>> START INFORMATION SUPPLIED

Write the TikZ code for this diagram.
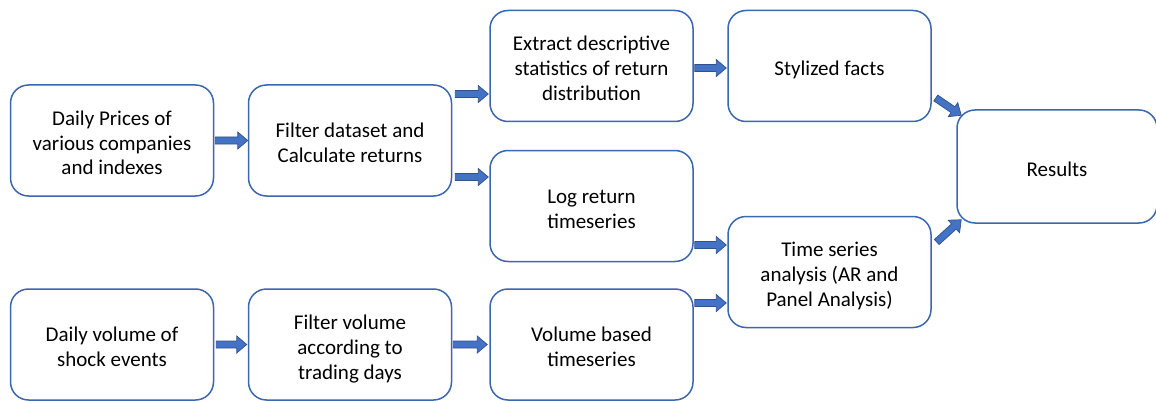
\documentclass[tikz,border=0pt]{standalone}
\usepackage{fontspec}
\setmainfont{Carlito}
\usetikzlibrary{calc}
\definecolor{boxblue}{HTML}{3B66B0}
\definecolor{arrfill}{HTML}{4472C4}
\definecolor{arrline}{HTML}{2F528F}
\newcommand{\btext}[1]{\raisebox{-4.5pt}[\height][\depth]{\begin{tabular}{@{}c@{}}#1\end{tabular}}}
\tikzset{
  procbox/.style={draw=boxblue, line width=1.5pt, fill=white, rounded corners=18pt,
    minimum width=203pt, minimum height=111pt,
    font=\fontsize{21}{25}\selectfont, inner sep=0pt},
  blockarrow/.style={fill=arrfill, draw=arrline, line width=0.7pt, line join=miter}
}
\newcommand{\blockarr}[2]{%
  \path (#1) coordinate (ba-s) (#2) coordinate (ba-t);
  \path ($(ba-t)!10pt!(ba-s)$) coordinate (ba-b);
  \draw[blockarrow] ($(ba-s)!3.5pt!90:(ba-t)$) -- ($(ba-b)!3.5pt!90:(ba-t)$)
    -- ($(ba-b)!8.5pt!90:(ba-t)$) -- (ba-t) -- ($(ba-b)!8.5pt!-90:(ba-t)$)
    -- ($(ba-b)!3.5pt!-90:(ba-t)$) -- ($(ba-s)!3.5pt!-90:(ba-t)$) -- cycle;
}
\begin{document}
\begin{tikzpicture}[x=1pt,y=-1pt]
\useasboundingbox (0,0) rectangle (1156,401);
\node[procbox] (A) at (112,140.5) {\btext{Daily Prices of\\various companies\\and indexes}};
\node[procbox] (B) at (350,140.5) {\btext{Filter dataset and\\Calculate returns}};
\node[procbox] (C) at (591.5,66) {\btext{Extract descriptive\\statistics of return\\distribution}};
\node[procbox] (D) at (829.5,66) {\btext{Stylized facts}};
\node[procbox, minimum width=200pt, minimum height=113pt] (E) at (1057,166.5) {\btext{Results}};
\node[procbox] (F) at (591.5,206) {\btext{Log return\\timeseries}};
\node[procbox] (G) at (829.5,272) {\btext{Time series\\analysis (AR and\\Panel Analysis)}};
\node[procbox] (H) at (112,344.5) {\btext{Daily volume of\\shock events}};
\node[procbox] (I) at (350,344.5) {\btext{Filter volume\\according to\\trading days}};
\node[procbox] (J) at (591.5,344.5) {\btext{Volume based\\timeseries}};

\blockarr{[xshift=1pt]A.east}{B.west}
\blockarr{[xshift=3pt,yshift=46.5pt]B.east}{[xshift=-1pt,yshift=-28pt]C.west}
\blockarr{[xshift=3pt,yshift=-36.5pt]B.east}{[xshift=-1pt,yshift=29pt]F.west}
\blockarr{[xshift=1pt,yshift=-2pt]C.east}{[xshift=-1pt,yshift=-2pt]D.west}
\blockarr{[xshift=1pt,yshift=-39pt]F.east}{[xshift=-1pt,yshift=27pt]G.west}
\blockarr{[xshift=1pt,yshift=41.5pt]J.east}{[xshift=-1pt,yshift=-31pt]G.west}
\blockarr{[xshift=2pt]H.east}{[xshift=-1pt]I.west}
\blockarr{[xshift=1pt]I.east}{[xshift=-2pt]J.west}
\blockarr{[xshift=4pt,yshift=-32pt]D.east}{[xshift=5pt,yshift=-6pt]E.north west}
\blockarr{[xshift=5pt,yshift=30pt]G.east}{[xshift=5pt,yshift=4pt]E.south west}
\end{tikzpicture}
\end{document}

>> END INFORMATION SUPPLIED

**GIVEN EXERCISE**
Copy all the data exactly as written, but skip any picture.

**FINAL ANSWER**
Write the TikZ code for this diagram.
\documentclass[tikz,border=0pt]{standalone}
\usepackage{fontspec}
\setmainfont{Carlito}
\usetikzlibrary{calc}
\definecolor{boxblue}{HTML}{3B66B0}
\definecolor{arrfill}{HTML}{4472C4}
\definecolor{arrline}{HTML}{2F528F}
\newcommand{\btext}[1]{\raisebox{-4.5pt}[\height][\depth]{\begin{tabular}{@{}c@{}}#1\end{tabular}}}
\tikzset{
  procbox/.style={draw=boxblue, line width=1.5pt, fill=white, rounded corners=18pt,
    minimum width=203pt, minimum height=111pt,
    font=\fontsize{21}{25}\selectfont, inner sep=0pt},
  blockarrow/.style={fill=arrfill, draw=arrline, line width=0.7pt, line join=miter}
}
\newcommand{\blockarr}[2]{%
  \path (#1) coordinate (ba-s) (#2) coordinate (ba-t);
  \path ($(ba-t)!10pt!(ba-s)$) coordinate (ba-b);
  \draw[blockarrow] ($(ba-s)!3.5pt!90:(ba-t)$) -- ($(ba-b)!3.5pt!90:(ba-t)$)
    -- ($(ba-b)!8.5pt!90:(ba-t)$) -- (ba-t) -- ($(ba-b)!8.5pt!-90:(ba-t)$)
    -- ($(ba-b)!3.5pt!-90:(ba-t)$) -- ($(ba-s)!3.5pt!-90:(ba-t)$) -- cycle;
}
\begin{document}
\begin{tikzpicture}[x=1pt,y=-1pt]
\useasboundingbox (0,0) rectangle (1156,401);
\node[procbox] (A) at (112,140.5) {\btext{Daily Prices of\\various companies\\and indexes}};
\node[procbox] (B) at (350,140.5) {\btext{Filter dataset and\\Calculate returns}};
\node[procbox] (C) at (591.5,66) {\btext{Extract descriptive\\statistics of return\\distribution}};
\node[procbox] (D) at (829.5,66) {\btext{Stylized facts}};
\node[procbox, minimum width=200pt, minimum height=113pt] (E) at (1057,166.5) {\btext{Results}};
\node[procbox] (F) at (591.5,206) {\btext{Log return\\timeseries}};
\node[procbox] (G) at (829.5,272) {\btext{Time series\\analysis (AR and\\Panel Analysis)}};
\node[procbox] (H) at (112,344.5) {\btext{Daily volume of\\shock events}};
\node[procbox] (I) at (350,344.5) {\btext{Filter volume\\according to\\trading days}};
\node[procbox] (J) at (591.5,344.5) {\btext{Volume based\\timeseries}};

\blockarr{[xshift=1pt]A.east}{B.west}
\blockarr{[xshift=3pt,yshift=46.5pt]B.east}{[xshift=-1pt,yshift=-28pt]C.west}
\blockarr{[xshift=3pt,yshift=-36.5pt]B.east}{[xshift=-1pt,yshift=29pt]F.west}
\blockarr{[xshift=1pt,yshift=-2pt]C.east}{[xshift=-1pt,yshift=-2pt]D.west}
\blockarr{[xshift=1pt,yshift=-39pt]F.east}{[xshift=-1pt,yshift=27pt]G.west}
\blockarr{[xshift=1pt,yshift=41.5pt]J.east}{[xshift=-1pt,yshift=-31pt]G.west}
\blockarr{[xshift=2pt]H.east}{[xshift=-1pt]I.west}
\blockarr{[xshift=1pt]I.east}{[xshift=-2pt]J.west}
\blockarr{[xshift=4pt,yshift=-32pt]D.east}{[xshift=5pt,yshift=-6pt]E.north west}
\blockarr{[xshift=5pt,yshift=30pt]G.east}{[xshift=5pt,yshift=4pt]E.south west}
\end{tikzpicture}
\end{document}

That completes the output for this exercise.